Over the last 30 years, China has focused on efforts to “develop” Africa, through direct foreign investment, infrastructure projects, and allowing private financing from China to make its way to Africa. In return, China has essentially locked up Africa’s entire flow of oil and other precious mineral resources that China has used for its own development at home.
China has quickly moved into the number two position, behind the U.S., in terms of money flowing into Africa. And its clear that China will very soon, if not already, move into the #1 position. China’s rapid success is based on its willingness to do business with any willing African government–unlike the U.S., it does not look down on murderous dictators or regimes that suppress civil rights. Thus, it has been able to do a lot of business with African governments that have not gotten much attention from other world powers like the U.S. and EU.

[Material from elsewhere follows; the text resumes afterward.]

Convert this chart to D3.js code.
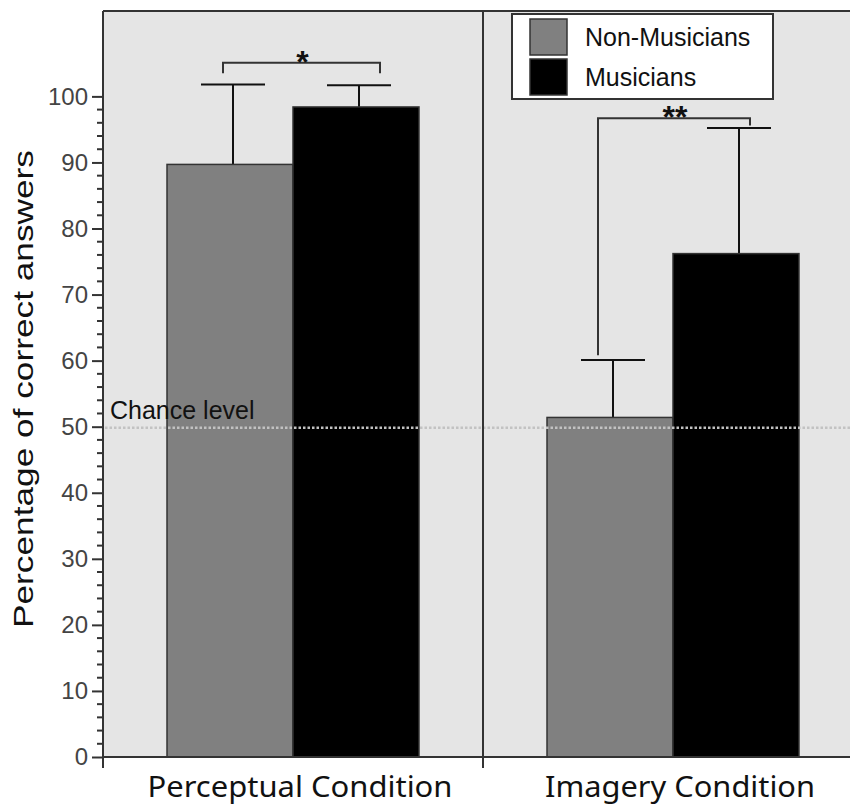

America has sat by the sidelines, allowing China to economically dominate Africa while the U.S. has maintained its military partnerships on the continent. But it appears that China is now moving to challenge America on that front as well by burying African countries in so much debt that they have to in some sense turn over their sovereignty to China:
Djibouti is projected to take on public debt worth around 88 percent of the country’s overall $1.72 billion GDP, with China owning the lion’s share of it, according to a report published in March by the Center for Global Development.
It, too, may face the possibility of handing over some key assets to China.

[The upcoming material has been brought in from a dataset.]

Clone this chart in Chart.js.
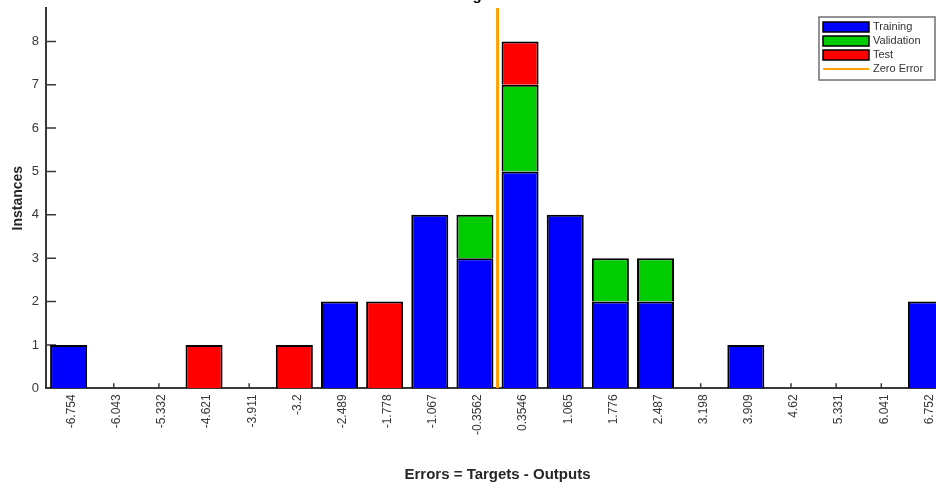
<!DOCTYPE html>
<html>
<head>
<meta charset="utf-8">
<title>Error Histogram</title>
<script src="https://cdn.jsdelivr.net/npm/chart.js@4.4.1/dist/chart.umd.min.js"></script>
<style>
html, body { margin: 0; padding: 0; background: #fff; overflow: hidden; }
#wrap { position: relative; width: 936px; height: 488px; overflow: hidden; }
#box { position: absolute; left: 0; top: -20px; width: 956px; height: 506px; }
</style>
</head>
<body>
<div id="wrap"><div id="box"><canvas id="hist"></canvas></div></div>
<script>
// Bin centres (as printed under the axis)
const binLabels = ['-6.754', '-6.043', '-5.332', '-4.621', '-3.911', '-3.2', '-2.489', '-1.778', '-1.067', '-0.3562',
                   '0.3546', '1.065', '1.776', '2.487', '3.198', '3.909', '4.62', '5.331', '6.041', '6.752'];

// Instances per bin
const trainingCounts   = [1, 0, 0, 0, 0, 0, 2, 0, 4, 3, 5, 4, 2, 2, 0, 1, 0, 0, 0, 2];
const validationCounts = [0, 0, 0, 0, 0, 0, 0, 0, 0, 1, 2, 0, 1, 1, 0, 0, 0, 0, 0, 0];
const testCounts       = [0, 0, 0, 1, 0, 1, 0, 2, 0, 0, 1, 0, 0, 0, 0, 0, 0, 0, 0, 0];

const zeroError = 0;
const yMax = 8.77;

const FONT = '"Liberation Sans", Arial, sans-serif';
const AXIS_COLOR = '#383838';

// linear axis matching the category bins, used for the zero error line
const centers = binLabels.map(Number);
const binWidth = (centers[centers.length - 1] - centers[0]) / (centers.length - 1);

// small inward tick marks like MATLAB axes
const inwardTicks = {
    id: 'inwardTicks',
    beforeDatasetsDraw(chart) {
        const { ctx, scales } = chart;
        const x = scales.x, y = scales.y;
        ctx.save();
        ctx.strokeStyle = AXIS_COLOR;
        ctx.lineWidth = 1.5;
        ctx.beginPath();
        y.ticks.forEach(t => {
            const py = y.getPixelForValue(t.value);
            ctx.moveTo(x.left, py);
            ctx.lineTo(x.left + 10, py);
        });
        binLabels.forEach((_, i) => {
            const px = x.getPixelForValue(i);
            ctx.moveTo(px, y.bottom);
            ctx.lineTo(px, y.bottom - 5);
        });
        ctx.stroke();
        ctx.restore();
    }
};

// legend box in the top right corner of the axes
const boxLegend = {
    id: 'boxLegend',
    afterDraw(chart) {
        const { ctx, chartArea } = chart;
        const w = 116, h = 63;
        const left = chartArea.right - w - 14;
        const top = chartArea.top + 9;
        ctx.save();
        ctx.fillStyle = '#fff';
        ctx.fillRect(left, top, w, h);
        ctx.strokeStyle = '#707070';
        ctx.lineWidth = 1.5;
        ctx.strokeRect(left, top, w, h);
        ctx.font = '11px ' + FONT;
        ctx.textBaseline = 'middle';
        chart.data.datasets.forEach((ds, i) => {
            const cy = top + 10 + i * 14;
            if (ds.type === 'line') {
                ctx.strokeStyle = ds.borderColor;
                ctx.lineWidth = 2;
                ctx.beginPath();
                ctx.moveTo(left + 4, cy);
                ctx.lineTo(left + 50, cy);
                ctx.stroke();
            } else {
                ctx.fillStyle = ds.backgroundColor;
                ctx.fillRect(left + 4, cy - 5, 46, 10);
                ctx.strokeStyle = '#000';
                ctx.lineWidth = 1.5;
                ctx.strokeRect(left + 4, cy - 5, 46, 10);
            }
            ctx.fillStyle = '#333';
            ctx.fillText(ds.label, left + 54, cy);
        });
        ctx.restore();
    }
};

const barStyle = { grouped: false, borderColor: '#000', borderWidth: 2, barPercentage: 0.82, categoryPercentage: 1.0 };

new Chart(document.getElementById('hist'), {
    type: 'bar',
    data: {
        labels: binLabels,
        datasets: [
            { label: 'Training', data: trainingCounts, backgroundColor: '#0000FF', ...barStyle },
            { label: 'Validation', data: validationCounts, backgroundColor: '#00CC00', ...barStyle },
            { label: 'Test', data: testCounts, backgroundColor: '#FF0000', ...barStyle },
            {
                type: 'line',
                label: 'Zero Error',
                data: [{ x: zeroError, y: 0 }, { x: zeroError, y: yMax }],
                xAxisID: 'x2',
                yAxisID: 'y2',
                borderColor: '#FFA000',
                borderWidth: 3,
                pointRadius: 0,
                order: -1
            }
        ]
    },
    options: {
        responsive: true,
        maintainAspectRatio: false,
        animation: false,
        layout: { padding: { top: 7, right: 7, left: 0, bottom: 0 } },
        plugins: {
            legend: { display: false },
            tooltip: { enabled: false },
            title: {
                display: true,
                fullSize: false,
                text: 'Error Histogram with 20 Bins',
                color: '#000',
                font: { family: FONT, size: 15, weight: 'bold' },
                padding: { top: 0, bottom: 3 }
            }
        },
        scales: {
            x: {
                stacked: true,
                offset: true,
                grid: { display: false, drawTicks: false },
                border: { display: true, color: AXIS_COLOR, width: 2 },
                ticks: {
                    autoSkip: false, minRotation: 90, maxRotation: 90, padding: 6, labelOffset: 3,
                    color: AXIS_COLOR, font: { family: FONT, size: 12 }
                },
                title: {
                    display: true,
                    text: 'Errors = Targets - Outputs',
                    color: '#262626',
                    font: { family: FONT, size: 15, weight: 'bold' },
                    padding: { top: 25, bottom: 2 }
                }
            },
            x2: {
                type: 'linear',
                display: false,
                min: centers[0] - binWidth / 2,
                max: centers[centers.length - 1] + binWidth / 2
            },
            y: {
                stacked: true,
                min: 0,
                max: yMax,
                afterBuildTicks: scale => {
                    scale.ticks = scale.ticks.filter(t => Number.isInteger(t.value));
                },
                grid: { display: false, drawTicks: false },
                border: { display: true, color: AXIS_COLOR, width: 2 },
                ticks: { stepSize: 1, padding: 7, color: AXIS_COLOR, font: { family: FONT, size: 13 } },
                title: {
                    display: true,
                    text: 'Instances',
                    color: '#262626',
                    font: { family: FONT, size: 14, weight: 'bold' },
                    padding: { top: 10, bottom: -2 }
                }
            },
            y2: {
                display: false,
                min: 0,
                max: yMax
            }
        }
    },
    plugins: [inwardTicks, boxLegend]
});
</script>
</body>
</html>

China is increasing its military ties on the continent:
Until recently, many experts considered China’s relations with African states to be economically focused for the most part — and far less interested in military matters. Africa’s relations with big powers seemed to follow a certain pattern — with the United States collaborating on military and counterterrorism aspects, and China on trade and economic development.
As China ties down African governments with debt and builds military installations, it continues to focus on infrastructure development. The African nations, for example, would get a new transportation network while China would get the contract to build it and own the debt used to finance construction:
Why don’t we [African nations] have these highways some 60 years after independence? Funding, for one thing. The Chinese government, in line with its Belt and Road Initiative, sees the potential and opportunity of 54 markets, with more than one billion more accessible consumers. As van Staden notes, China helped with the one completed highway, Highway No.5, which runs for 4,500 km through seven countries from Dakar, Senegal to N’Djamena, Chad.
Many analysts are rightly concerned about African governments’ rising debt to China, a topic that was top of mind when Chinese president Xi Jinping visited four countries last week. These concerns are weighed against the potential economic return of better infrastructure, rather than whether these networks fulfill the long-held pan-African dream.
While America continues to fight with its closest allies and neighbors like Canada, Mexico, Germany (the EU on the whole, really), China will continue to pump money into the developing world the same way America did through the IMF, only China appears to be doing it smarter and faster and in a way that will ensure its strong political, military and economic foothold in Africa for many years to come.